Es Héléne Fourment la persona que más retrató Rubens, más que a sí mismo, a sus hijos o a su primera mujer. La ha visto en todas las formas. Quizá cuando más se comprenda su belleza es cuando el pintor la ha fijado en la tela ocupándose de sus niños. No se sabe cuál preferir de estos retratos, si el de Munich, en el que tiene al pequeño Frans en las rodillas (circa 1634), o el de París, en que, con sombrero, se muestra con dos de sus hijos (1636 a 1638). Esta última tela es una maravilla de factura. Nada es insistido, todo ha guardado una calidad abocetada que, inesperadamente, lo hace más misterioso y en todo caso más moderno. Otra vez ha pintado a Elena de pie, vestida de negro (colección Gulbenkian, Lisboa). En fin, también la cuñada, Suzanne Fourment, ha merecido un inolvidable cuadro, el llamado Le chapean de paule, de la National Gallery de Londres (1625).
Apenas si alguien ha propuesto en la lista de las obras completas alguna naturaleza muerta de Rubens. Parece poco tema para él. En cuadros ya antiguos, como el Filopomen -y en el modelo reducido del Louvre de ese mismo cuadro-, se puede ver lo que Rubens es capaz de hacer con ese motivo. En cambio, el paisaje le ha dado satisfacción y ha sido muy practicado en los últimos años de su vida. Se puede citar La granja en Laeken (1618), del Kunsthistorisches Museum. Mejor, sin embargo, cuando Rubens entra en el juego verdadero del paisaje, éste como «estado de ánimo», que ha sido así desde los impresionistas. Por ejemplo, el inolvidable Paisaje con un carro al crepúsculo (datable entre 1625 y 1638), del Museo de Rotterdam; las dos versiones del Paisaje con un arco iris (Museos de Munich y Wallace Collection de Londres), o la también doble versión: El parque de Steen (su castillo propio).
Ya para acabar, una polémica que no se extingue. ¿Hasta qué punto Rubens se hacía ayudar por discípulos y hombres de confianza? Hace bastantes años, estuvo de moda decir que sólo los planteos y los retoques de último momento eran de él; los fragmentos difíciles y nobles: manos, rostros, veladuras, brillos. En una palabra: el toque maestro. Posteriormente Van Puyvelde dice que no; en fin, que no tanto. Los nuevos procedimientos de laboratorio permiten ver que hay una mano -la suya- en todos los cuadros que él admitió como propios. Hay otros, el Prado está lleno, de sus discípulos confesados, cuadros «a la manera de Rubens».
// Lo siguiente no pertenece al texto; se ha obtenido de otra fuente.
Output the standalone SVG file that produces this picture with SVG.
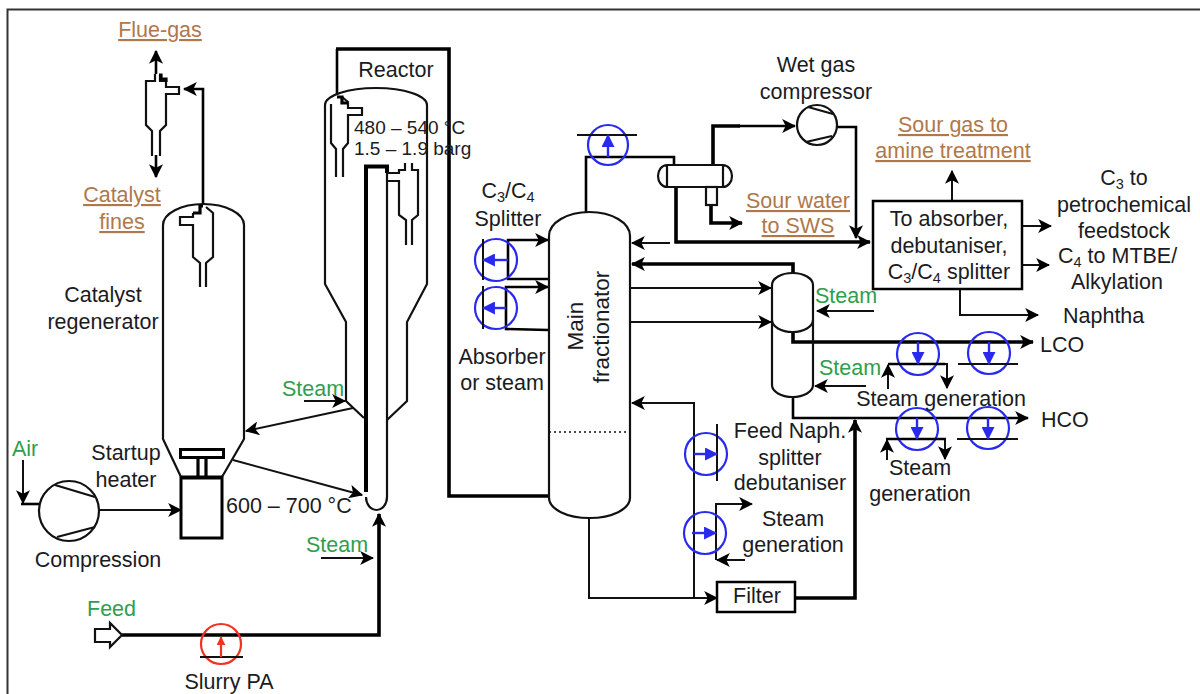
<svg xmlns="http://www.w3.org/2000/svg" width="1200" height="694" viewBox="0 0 1200 694">
<style>
text{font-family:"Liberation Sans",Arial,sans-serif;font-size:21.500px;fill:#1b1b22}
.m{text-anchor:middle}
.g{fill:#2f9e4f}
.b{fill:#b0784a;text-decoration:underline}
.sub{font-size:14.500px}
.eq{fill:none;stroke:#111;stroke-width:2.200}
.t3{fill:none;stroke:#000;stroke-width:3.200}
.c1{fill:none;stroke:#111;stroke-width:2;marker-end:url(#a)}
.c2{fill:none;stroke:#000;stroke-width:2.600;marker-end:url(#a)}
.c3{fill:none;stroke:#000;stroke-width:3.600;marker-end:url(#a)}
.pl{fill:none;stroke:#000;stroke-width:2.600}
.pt{fill:none;stroke:#000;stroke-width:3.600}
.bl{fill:none;stroke:#2a2aee;stroke-width:2.200}
.ba{fill:none;stroke:#2a2aee;stroke-width:2.400;marker-end:url(#ab)}
.blk{fill:none;stroke:#111;stroke-width:2}
.re{fill:none;stroke:#ee3322;stroke-width:2.200}
.ra{fill:none;stroke:#ee3322;stroke-width:2.200;marker-end:url(#ar)}
</style>
<defs>
<marker id="a" markerUnits="userSpaceOnUse" viewBox="0 0 12 12" markerWidth="14" markerHeight="14" refX="11" refY="6" orient="auto"><path d="M0,0L12,6L0,12L3,6z" fill="#000"/></marker>
<marker id="ab" markerUnits="userSpaceOnUse" viewBox="0 0 12 12" markerWidth="13" markerHeight="13" refX="11" refY="6" orient="auto"><path d="M0,0L12,6L0,12z" fill="#2a2aee"/></marker>
<marker id="ar" markerUnits="userSpaceOnUse" viewBox="0 0 12 12" markerWidth="9" markerHeight="9" refX="11" refY="6" orient="auto"><path d="M0,0L12,6L0,12z" fill="#ee3322"/></marker>
</defs>
<rect width="1200" height="694" fill="#fff"/>
<path id="frame" d="M7.500,694V9.500H1200" fill="none" stroke="#333" stroke-width="2"/>

<g id="connectors">
<path class="c2" d="M156,74V51"/>
<path class="c2" d="M156,155V177"/>
<path class="c2" d="M203,205V89H184"/>
<path class="pl" d="M337,95V49"/>
<path class="pt" d="M336,49H449V496H548"/>
<path class="c1" d="M304,401H345"/>
<path class="c1" d="M353,408L246,431"/>
<path class="c1" d="M233,460L362,495"/>
<path class="c1" d="M23,460V503"/>
<path class="pl" d="M21,504H39"/>
<path class="c1" d="M99,510H181"/>
<path class="c1" d="M321,558H373"/>
<path class="c3" d="M122,635H379V514"/>
<path class="pl" d="M586,212V157H674V165"/>
<path class="c3" d="M711,205V223H742"/>
<path class="pt" d="M713,165V126H740"/>
<path class="c2" d="M738,126H795"/>
<path class="c2" d="M837,127H856V238"/>
<path class="c3" d="M676,187V242H870"/>
<path class="c1" d="M670,243H632"/>
<path class="c3" d="M793,274V264H632"/>
<path class="c1" d="M630,288H771"/>
<path class="c1" d="M630,322H771"/>
<path class="c1" d="M874,311H817"/>
<path class="c3" d="M793,333V342H1033"/>
<path class="c1" d="M866,386H815"/>
<path class="c1" d="M888,389V365"/>
<path class="c1" d="M945,364H947V388"/>
<path class="c2" d="M793,397V418H1028"/>
<path class="c1" d="M887,460V440"/>
<path class="c1" d="M945,439V459"/>
<path class="c1" d="M694,598V403H632"/>
<path class="c1" d="M589,518V598H717"/>
<path class="c3" d="M795,598H855V420"/>
<path class="c1" d="M716,533V504H752"/>
<path class="blk" d="M716,533V560"/>
<path class="c1" d="M745,560H717"/>
<path class="c2" d="M508,260V240H548"/>
<path class="pl" d="M508,260V279H548"/>
<path class="c2" d="M506,308V287H548"/>
<path class="pl" d="M506,308V329L548,330"/>
<path class="c1" d="M952,200V171"/>
<path class="c1" d="M1023,226H1051"/>
<path class="c1" d="M1023,265H1049"/>
<path class="c1" d="M960,290V315H1038"/>
</g>

<g id="flue-cyclone">
<path class="eq" d="M155,74V81H146V125L152,131V156M160,156V131L166,125V94H179V87H166V81H160V75"/>
<path class="t3" d="M159,75H161V79H166V82"/>
</g>
<g id="regenerator">
<path class="eq" d="M181,477L163,439V225A40.500,21 0 0 1 244,225V439L222,477"/>
<path class="eq" d="M193,213V217H180V225H193V257L200,263V287M206,287V263L213,257V213L206,207"/>
<path class="t3" d="M193,213H200V206H203"/>
<text class="m" x="103" y="302">Catalyst</text>
<text class="m" x="103" y="329">regenerator</text>
</g>
<g id="reactor">
<path class="eq" d="M364,418L346,401V322L325,284V105A51,17 0 0 1 427,105V284L407,322V401L387,420"/>
<path class="eq" d="M331,104V143L336,149V177M343,177V149L348,143V115H362V108H348V102L342,97"/>
<path class="t3" d="M337,97H342V103H348"/>
<path style="fill:none;stroke:#000;stroke-width:4" d="M366,492V166.500H387V173"/>
<path class="eq" d="M387,173V497A10.500,13 0 0 1 366,497"/>
<path class="eq" d="M387,173H399V170H405V163M412,163V170H418V215L412,220V245M406,245V220L399,215V181H387"/>
<text class="m" x="396" y="77">Reactor</text>
<text x="354" y="134" style="font-size:19px">480 – 540 °C</text>
<text x="354" y="155" style="font-size:19px">1.5 – 1.9 barg</text>
</g>
<g id="heater">
<rect x="181" y="478" width="41" height="60" fill="#fff" stroke="#000" stroke-width="3"/>
<path class="t3" d="M181,477H222"/>
<path class="t3" d="M198,477V457M206,477V457"/>
<rect x="180.500" y="449.500" width="43" height="8" fill="#fff" stroke="#000" stroke-width="3"/>
<text class="m" x="126" y="460">Startup</text>
<text class="m" x="126" y="487">heater</text>
</g>
<g id="compressor-air">
<circle class="eq" cx="69" cy="511" r="30" fill="#fff"/>
<path class="eq" d="M55,485L95,497M57,537L95,527"/>
<text class="m" x="98" y="567">Compression</text>
</g>
<g id="feed">
<path class="eq" d="M95,629H110V623L122,635L110,647V642H95Z"/>
<text class="g" x="87" y="616">Feed</text>
</g>
<g id="slurry-pump">
<circle class="re" cx="221" cy="644" r="20"/>
<path class="blk" style="stroke-width:2" d="M200,657H243"/>
<path class="ra" d="M221,657V637"/>
<text class="m" x="229" y="689">Slurry PA</text>
</g>
<g id="main-fractionator">
<path class="eq" d="M549,236A40.500,24 0 0 1 630,236V498A40.500,20 0 0 1 549,498Z"/>
<path d="M549,432H630" fill="none" stroke="#111" stroke-width="1.500" stroke-dasharray="2 3"/>
<text class="m" style="font-size:22.500px" transform="translate(583,326) rotate(-90)">Main</text>
<text class="m" style="font-size:22.500px" transform="translate(609,327) rotate(-90)">fractionator</text>
</g>
<g id="overhead-pump">
<circle class="bl" cx="608" cy="145" r="20"/>
<path class="blk" d="M577,135H637"/>
<path class="ba" d="M608,157V135"/>
</g>
<g id="overhead-drum">
<path class="eq" d="M667,165H723M667,187H723M667,165A9,11 0 0 0 667,187M667,165V187M723,165V187M723,165A9,11 0 0 1 723,187"/>
<rect class="eq" x="706" y="187" width="11" height="18"/>
</g>
<g id="wet-gas-compressor">
<circle class="eq" cx="817" cy="125" r="20"/>
<path class="eq" d="M808,107L833,114M806,142L832,136"/>
<text class="m" x="816" y="72">Wet gas</text>
<text class="m" x="816" y="99">compressor</text>
</g>
<g id="splitter-pumps">
<circle class="bl" cx="496" cy="260" r="21"/>
<path class="blk" d="M483,239V280"/>
<path class="ba" d="M508,260H483"/>
<circle class="bl" cx="496" cy="308" r="21"/>
<path class="blk" d="M483,286V329"/>
<path class="ba" d="M506,308H483"/>
<text class="m" x="508" y="198">C<tspan class="sub" dy="4">3</tspan><tspan dy="-4">/C</tspan><tspan class="sub" dy="4">4</tspan></text>
<text class="m" x="508" y="226">Splitter</text>
<text class="m" x="502" y="364">Absorber</text>
<text class="m" x="502" y="390">or steam</text>
</g>
<g id="stripper">
<path class="eq" d="M772,285A20.500,12 0 0 1 813,285V385A20.500,12 0 0 1 772,385Z"/>
<path class="eq" d="M772,320A20.500,12 0 0 0 813,320"/>
</g>
<g id="lco-pumps">
<circle class="bl" cx="918" cy="354" r="21"/>
<path class="pl" d="M888,364H945"/>
<path class="ba" d="M918,342V364"/>
<circle class="bl" cx="989" cy="353" r="21"/>
<path class="blk" d="M958,364H1018"/>
<path class="ba" d="M989,342V364"/>
</g>
<g id="hco-pumps">
<circle class="bl" cx="917" cy="429" r="21"/>
<path class="pl" d="M886,439H946"/>
<path class="ba" d="M917,418V439"/>
<circle class="bl" cx="988" cy="428" r="21"/>
<path class="blk" d="M957,439H1018"/>
<path class="ba" d="M988,418V439"/>
</g>
<g id="bottoms-pumps">
<circle class="bl" cx="706" cy="454" r="21"/>
<path class="blk" d="M717,424V481"/>
<path class="ba" d="M694,454H717"/>
<circle class="bl" cx="705" cy="533" r="21"/>
<path class="ba" d="M692,533H716"/>
</g>
<g id="filter">
<rect x="717" y="582" width="78" height="30" fill="#fff" stroke="#000" stroke-width="2.500"/>
<text class="m" x="757" y="603">Filter</text>
</g>
<g id="absorber-box">
<rect x="873" y="201" width="149" height="88" fill="none" stroke="#000" stroke-width="2.500"/>
<text class="m" x="949" y="226">To absorber,</text>
<text class="m" x="949" y="253">debutaniser,</text>
<text class="m" x="949" y="279">C<tspan class="sub" dy="4">3</tspan><tspan dy="-4">/C</tspan><tspan class="sub" dy="4">4</tspan><tspan dy="-4"> splitter</tspan></text>
</g>
<g id="labels">
<text class="m b" x="160" y="37">Flue-gas</text>
<text class="m b" x="122" y="202">Catalyst</text>
<text class="m b" x="122" y="229">fines</text>
<text class="g" x="282" y="396">Steam</text>
<text class="g" x="12" y="456">Air</text>
<text x="226" y="513">600 – 700 °C</text>
<text class="g" x="306" y="552">Steam</text>
<text class="m b" x="798" y="208">Sour water</text>
<text class="m b" x="798" y="233">to SWS</text>
<text class="m b" x="953" y="132">Sour gas to</text>
<text class="m b" x="953" y="158">amine treatment</text>
<text class="m" x="1124" y="185">C<tspan class="sub" dy="4">3</tspan><tspan dy="-4"> to</tspan></text>
<text class="m" x="1124" y="212">petrochemical</text>
<text class="m" x="1124" y="238">feedstock</text>
<text x="1058" y="263">C<tspan class="sub" dy="4">4</tspan><tspan dy="-4"> to MTBE/</tspan></text>
<text class="m" x="1117" y="289">Alkylation</text>
<text x="1063" y="323">Naphtha</text>
<text class="g" x="815" y="303">Steam</text>
<text x="1040" y="352">LCO</text>
<text class="g" x="819" y="375">Steam</text>
<text class="m" x="941" y="406">Steam generation</text>
<text x="1041" y="427">HCO</text>
<text class="m" x="920" y="475">Steam</text>
<text class="m" x="920" y="501">generation</text>
<text class="m" x="790" y="438">Feed Naph.</text>
<text class="m" x="790" y="465">splitter</text>
<text class="m" x="790" y="490">debutaniser</text>
<text class="m" x="793" y="526">Steam</text>
<text class="m" x="793" y="552">generation</text>
</g>
</svg>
Admite el sabio belga lo que ya se sabía y él proclamaba. En dos casos Rubens se hacía ayudar: para pintar plantas, flores, animales pequeños, del minucioso pintor Bruegel de Velours (1568-1625); y, otras veces, por Frans Snyders (1579-1657), que también ha llenado algunos huecos dejados deliberadamente por el maestro que se concentraba en las figuras humanas como único ejercicio digno de su estro.
Pero aún suponiendo que hubo más ayuda que la que admite Van Puyvelde. No hay que caer por eso en el otro polo y creer que en cuanto la obra es avanzada en el tiempo y amplia de tamaño, forzosamente tiene que tener poco de la contribución del maestro. Su taller estaba bien organizado, de él salieron obras desiguales, ¡qué duda cabe! No basta tener un Rubens, hay que tener uno bueno. Se ha tratado de hacer referencia aquí a los de esa categoría superior. Es inútil que el lector retenga los mediocres en la obra inmensa -en todo sentido- de ese genio por antonomasia que fue Peter Paul Rubens.
Venus ante el espejo de Rubens (Colección Licchtenstein, Vaduz) Una de las más bellas composiciones de este artista, el más grande pintor flamenco del siglo XVII. La mujer se convierte para este pintor en un himno de gloria a la vida, expresado en un estilo claramente barroco, de riquísimos matices. «Rubens é un italiano», escribió Berenson, y viniendo de este estudioso fue el mejor de los elogios.